** start Records for processing **

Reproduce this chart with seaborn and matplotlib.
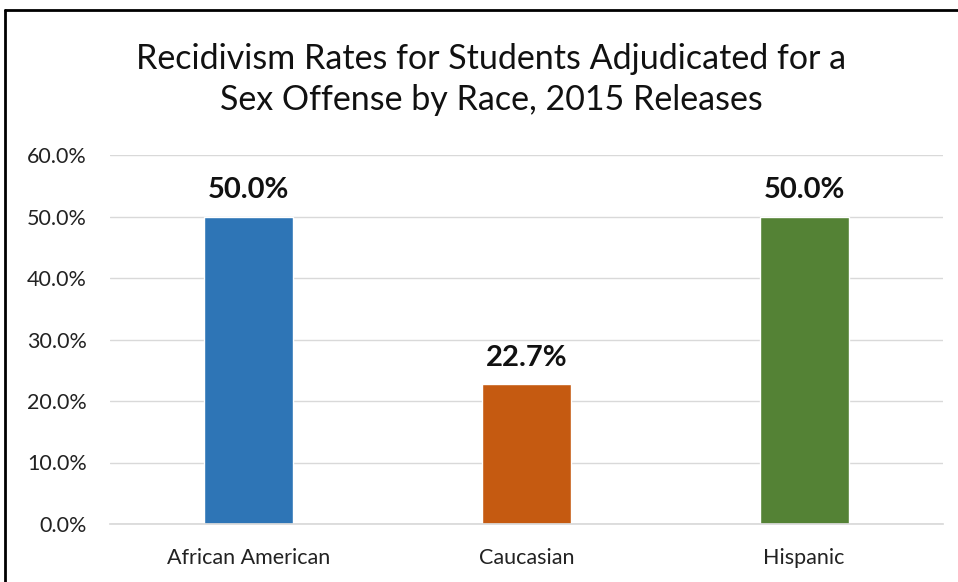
import matplotlib
matplotlib.use("Agg")
import matplotlib.pyplot as plt
import seaborn as sns
import pandas as pd
from matplotlib.lines import Line2D
from matplotlib.ticker import FuncFormatter

categories = ["African American", "Caucasian", "Hispanic"]
rates = [50.0, 22.7, 50.0]
colors = ["#2E75B6", "#C55A11", "#548235"]
title = "Recidivism Rates for Students Adjudicated for a\nSex Offense by Race, 2015 Releases"

sns.set_theme(style="white")
plt.rcParams['font.family'] = ['Lato', 'DejaVu Sans']

df = pd.DataFrame({"Race": categories, "Rate": rates})

fig = plt.figure(figsize=(9.58, 5.82), dpi=100)
ax = fig.add_axes([110/958, 1-524/582, 833/958, (524-155)/582])
sns.barplot(data=df, x="Race", y="Rate", hue="Race", palette=colors,
            width=0.32, ax=ax, legend=False, saturation=1)

ax.set_ylim(0, 60)
ax.set_xlim(-0.5, 2.5)
ax.set_yticks([0, 10, 20, 30, 40, 50, 60])
ax.yaxis.set_major_formatter(FuncFormatter(lambda v, p: f"{v:.1f}%"))
ax.grid(axis="y", color="#d9d9d9", linewidth=1)
ax.set_axisbelow(True)
for s in ["top", "right", "left"]:
    ax.spines[s].set_visible(False)
ax.spines["bottom"].set_color("#d9d9d9")
ax.set_xlabel("")
ax.set_ylabel("")
ax.tick_params(axis="y", labelsize=15.5, colors="#222222", pad=16.5, length=0)
ax.tick_params(axis="x", labelsize=15.5, colors="#222222", pad=17, length=0)

for i, v in enumerate(rates):
    ax.text(i, v + 2.2, f"{v:.1f}%", ha="center", va="bottom",
            fontsize=21, fontweight="bold", color="#111111")

fig.text(491/958, 1-79.5/582, title, ha="center", va="center",
         fontsize=24.5, color="#111111", linespacing=1.38)

fig.add_artist(Line2D([5/958, 1.01], [1-10/582, 1-10/582], transform=fig.transFigure,
                      color="black", linewidth=2))
fig.add_artist(Line2D([5/958, 5/958], [1-10/582, -0.01], transform=fig.transFigure,
                      color="black", linewidth=2))

fig.savefig("out.png", dpi=100)
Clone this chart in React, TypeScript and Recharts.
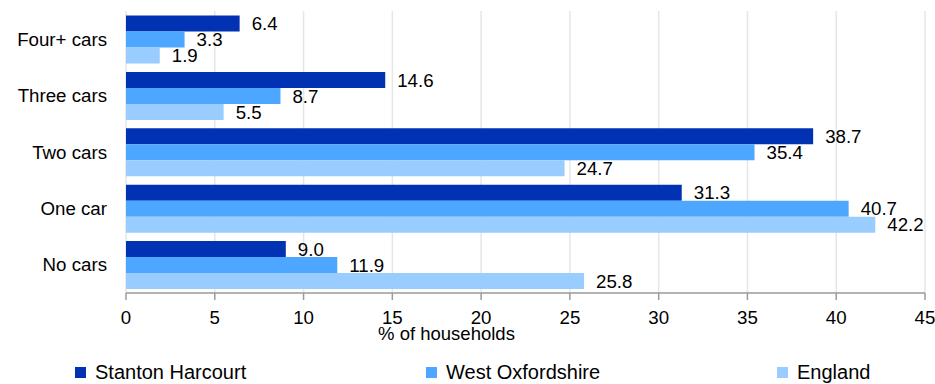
import { BarChart, Bar, XAxis, YAxis, CartesianGrid, LabelList, Label } from 'recharts';

const categories = ['Four+ cars', 'Three cars', 'Two cars', 'One car', 'No cars'];
const stantonHarcourt = [6.4, 14.6, 38.7, 31.3, 9.0];
const westOxfordshire = [3.3, 8.7, 35.4, 40.7, 11.9];
const england = [1.9, 5.5, 24.7, 42.2, 25.8];
const xTicks = [0, 5, 10, 15, 20, 25, 30, 35, 40, 45];
const bandEdges = [0, 1, 2, 3, 4, 5];

const series = [
  { key: 'stanton', name: 'Stanton Harcourt', color: '#0232B4' },
  { key: 'westOx', name: 'West Oxfordshire', color: '#4DA6FF' },
  { key: 'england', name: 'England', color: '#99CCFF' },
];

const data = categories.map((c, i) => ({
  category: c,
  stanton: stantonHarcourt[i],
  westOx: westOxfordshire[i],
  england: england[i],
}));

const FONT = '"Liberation Sans", Arial, sans-serif';
const AXIS = '#9a9a9a';
const FS = 18.7;

// axis title sits left of the plot centre in the original
const AxisTitle = (props: any) => {
  const vb = props.viewBox || {};
  const cx = vb.x + vb.width / 2 - 79;
  return (
    <text x={cx} y={340} textAnchor="middle" fill="#000" fontSize={18.5} fontFamily={FONT}>
      % of households
    </text>
  );
};

export default function App() {
  return (
    <div style={{ position: 'absolute', left: 0, top: 0, width: 935, height: 384, fontFamily: FONT, background: '#fff', overflow: 'hidden' }}>
      <BarChart
        width={935}
        height={384}
        data={data}
        layout="vertical"
        barCategoryGap="8%"
        barGap={0}
        margin={{ top: 11, right: 10, bottom: 0, left: 0 }}
      >
        <CartesianGrid horizontal={false} stroke="#e6e6e6" strokeWidth={1.5} />
        <XAxis
          type="number"
          domain={[0, 45]}
          ticks={xTicks}
          height={91}
          stroke={AXIS}
          strokeWidth={1.5}
          tickSize={7}
          tickMargin={11}
          tick={{ fill: '#000', fontSize: FS, fontFamily: FONT }}
        >
          <Label content={<AxisTitle />} />
        </XAxis>
        <YAxis
          yAxisId="edges"
          type="number"
          domain={[0, 5]}
          ticks={bandEdges}
          width={0}
          stroke={AXIS}
          strokeWidth={1.5}
          tickSize={6}
          tickFormatter={() => ''}
        />
        <YAxis
          yAxisId="cat"
          type="category"
          dataKey="category"
          width={126}
          axisLine={false}
          tickLine={false}
          tickSize={0}
          tickMargin={19}
          tick={{ fill: '#000', fontSize: FS, fontFamily: FONT }}
        />
        {series.map((s) => (
          <Bar key={s.key} yAxisId="cat" dataKey={s.key} name={s.name} fill={s.color} isAnimationActive={false}>
            <LabelList
              dataKey={s.key}
              position="right"
              offset={12}
              fill="#000"
              fontSize={FS}
              fontFamily={FONT}
              formatter={(v: any) => Number(v).toFixed(1)}
            />
          </Bar>
        ))}
      </BarChart>
      <div style={{ position: 'absolute', top: 361, left: 75, display: 'flex', fontSize: 20, lineHeight: '23px', color: '#000' }}>
        {series.map((s) => (
          <div key={s.key} style={{ width: 351, display: 'flex', alignItems: 'center' }}>
            <span style={{ display: 'inline-block', width: 11, height: 11, background: s.color, marginRight: 9 }} />
            <span>{s.name}</span>
          </div>
        ))}
      </div>
    </div>
  );
}
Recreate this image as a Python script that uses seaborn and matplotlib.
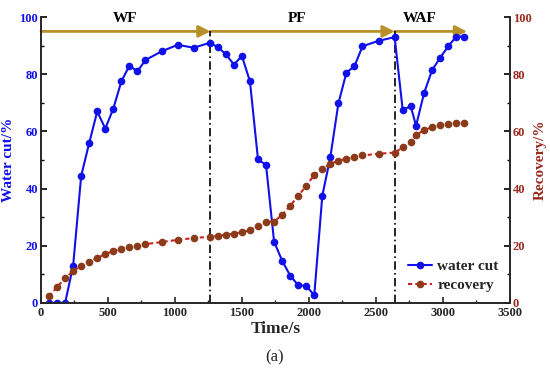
import matplotlib
matplotlib.use("Agg")
import matplotlib.pyplot as plt
import seaborn as sns
import pandas as pd
import numpy as np

time_s = [60, 120, 180, 240, 300, 360, 420, 480, 540, 600, 660, 720, 780, 900, 1020,
          1140, 1260, 1320, 1380, 1440, 1500, 1560, 1620, 1680, 1740, 1800, 1860, 1920,
          1980, 2040, 2100, 2160, 2220, 2280, 2340, 2400, 2520, 2640, 2700, 2760, 2800,
          2860, 2920, 2980, 3040, 3100, 3160]
water_cut = [0, 0, 0, 13, 44.4, 56, 67, 61, 68, 77.5, 83, 81, 85, 88, 90.3,
             89.3, 91, 89.5, 87, 83.4, 86.4, 77.5, 50.2, 48.3, 21.5, 14.8, 9.6, 6.2,
             6.0, 2.7, 37.5, 51, 69.8, 80.6, 82.8, 89.8, 91.7, 93, 67.6, 68.8, 62,
             73.5, 81.5, 85.8, 89.8, 93.2, 93.2]
recovery = [2.3, 5.6, 8.7, 11.2, 13.0, 14.4, 15.7, 17.1, 18.2, 19.0, 19.6, 20.1, 20.6, 21.3, 22.1,
            22.7, 23.2, 23.5, 23.8, 24.3, 24.7, 25.5, 26.8, 28.4, 28.5, 30.8, 34.0, 37.4,
            41.0, 44.8, 47.0, 48.6, 49.8, 50.4, 51.0, 51.6, 52.2, 52.6, 54.4, 56.3, 58.7,
            60.5, 61.5, 62.2, 62.6, 62.9, 62.9]
phases = ["WF", "PF", "WAF"]
phase_bounds = [0, 1265, 2640, 3180]
phase_label_x = [630, 1915, 2830]

df = pd.DataFrame({"time": time_s, "water_cut": water_cut, "recovery": recovery})

sns.set_style("ticks")
plt.rcParams["font.family"] = ["Liberation Serif", "DejaVu Serif"]
plt.rcParams["font.weight"] = "bold"

fig = plt.figure(figsize=(5.5, 3.72), dpi=100)
ax = fig.add_axes([0.0745, 0.1855, 0.8525, 0.7685])
ax2 = ax.twinx()

blue = "#1010e8"
red = "#d02020"
brown = "#8b3a1a"
rlabel = "#9b2a20"
gold = "#b8902a"

sns.lineplot(data=df, x="time", y="water_cut", ax=ax, color=blue, marker="o",
             markersize=5.5, markeredgewidth=0, linewidth=1.5, label="water cut", legend=False)
sns.lineplot(data=df, x="time", y="recovery", ax=ax2, color=red, marker="o",
             markersize=5.5, markerfacecolor=brown, markeredgewidth=0, linewidth=1.5,
             linestyle=(0, (2, 1.5)), label="recovery", legend=False)

ax.set_xlim(0, 3500)
ax.set_ylim(0, 100)
ax2.set_ylim(0, 100)
ax.set_xticks(np.arange(0, 3501, 500))
ax.set_xticks(np.arange(0, 3501, 250), minor=True)
ax.set_yticks(np.arange(0, 101, 20))
ax.set_yticks(np.arange(0, 101, 10), minor=True)
ax2.set_yticks(np.arange(0, 101, 20))
ax2.set_yticks(np.arange(0, 101, 10), minor=True)

for a in (ax, ax2):
    a.spines["top"].set_visible(False)
    for s in a.spines.values():
        s.set_linewidth(1.2)
    a.tick_params(which="major", length=4, width=1.2, direction="in", pad=2)
    a.tick_params(which="minor", length=2.5, width=1.0, direction="in")

ax.tick_params(axis="y", colors=blue, labelsize=9)
ax.tick_params(axis="y", which="both", color="black")
ax.tick_params(axis="x", labelsize=9, pad=3)
ax2.tick_params(axis="y", colors=rlabel, labelsize=9)
ax2.tick_params(axis="y", which="both", color="black")
for lbl in ax.get_xticklabels() + ax.get_yticklabels() + ax2.get_yticklabels():
    lbl.set_fontweight("bold")

ax.set_xlabel("Time/s", fontsize=12.5, fontweight="bold", labelpad=1)
ax.set_ylabel("Water cut/%", fontsize=11, fontweight="bold", color=blue, labelpad=3)
ax2.set_ylabel("Recovery/%", fontsize=11, fontweight="bold", color=rlabel, labelpad=2)

# phase arrows and separators
for i in range(len(phases)):
    ax.annotate("", xy=(phase_bounds[i + 1], 95), xytext=(phase_bounds[i], 95),
                arrowprops=dict(arrowstyle="-|>,head_length=0.7,head_width=0.35",
                                color=gold, lw=2, shrinkA=0, shrinkB=0), zorder=1)
    ax.text(phase_label_x[i], 99.5, phases[i], ha="center", va="center",
            fontsize=11, fontweight="bold", color="black")
for xb in phase_bounds[1:3]:
    ax.plot([xb, xb], [0, 95], color="black", lw=1.2, linestyle=(0, (5, 2, 1, 2)), zorder=1)

h1, l1 = ax.get_legend_handles_labels()
h2, l2 = ax2.get_legend_handles_labels()
leg = ax2.legend(h1 + h2, l1 + l2, loc="lower right", bbox_to_anchor=(1.005, -0.01),
                 frameon=False, prop={"weight": "bold", "size": 11}, handlelength=1.6,
                 handletextpad=0.3, labelspacing=0.35)

fig.text(0.5, 0.038, "(a)", ha="center", va="center", fontsize=12, fontweight="normal")

fig.savefig("out.png", dpi=100)
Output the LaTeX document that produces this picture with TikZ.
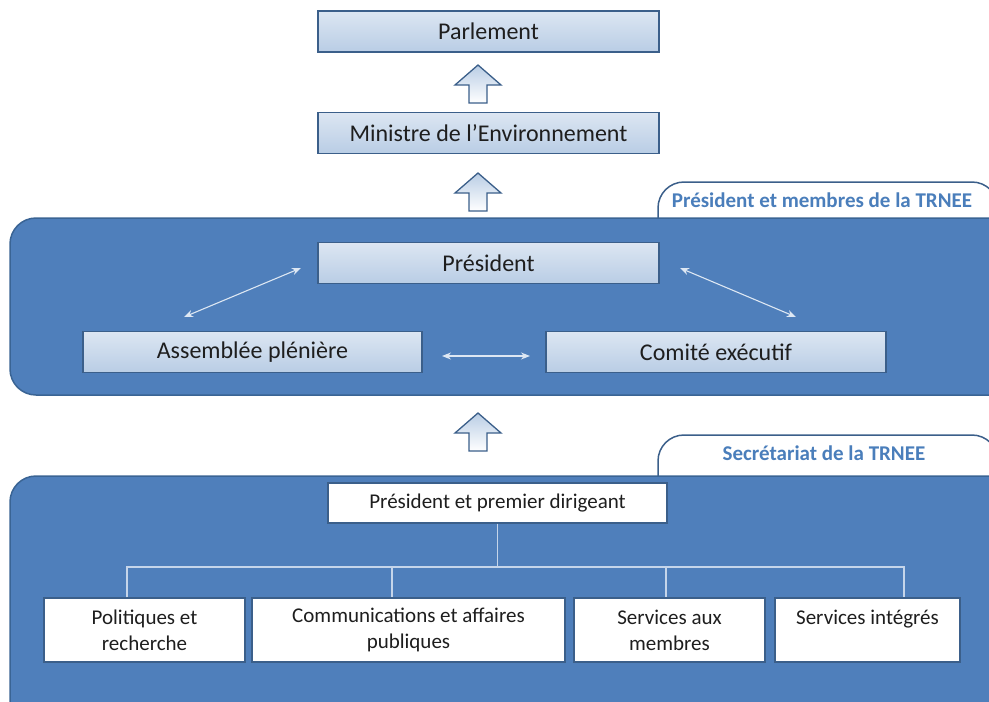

** end Records for processing **

▶ _Exercise description_: Copy exactly the stretch of lines from the one containing "Recreate this image" through the one containing "import numpy as np", both included. Leave out any pictures.

▶ _Reply_:
Recreate this image as a Python script that uses seaborn and matplotlib.
import matplotlib
matplotlib.use("Agg")
import matplotlib.pyplot as plt
import seaborn as sns
import pandas as pd
import numpy as np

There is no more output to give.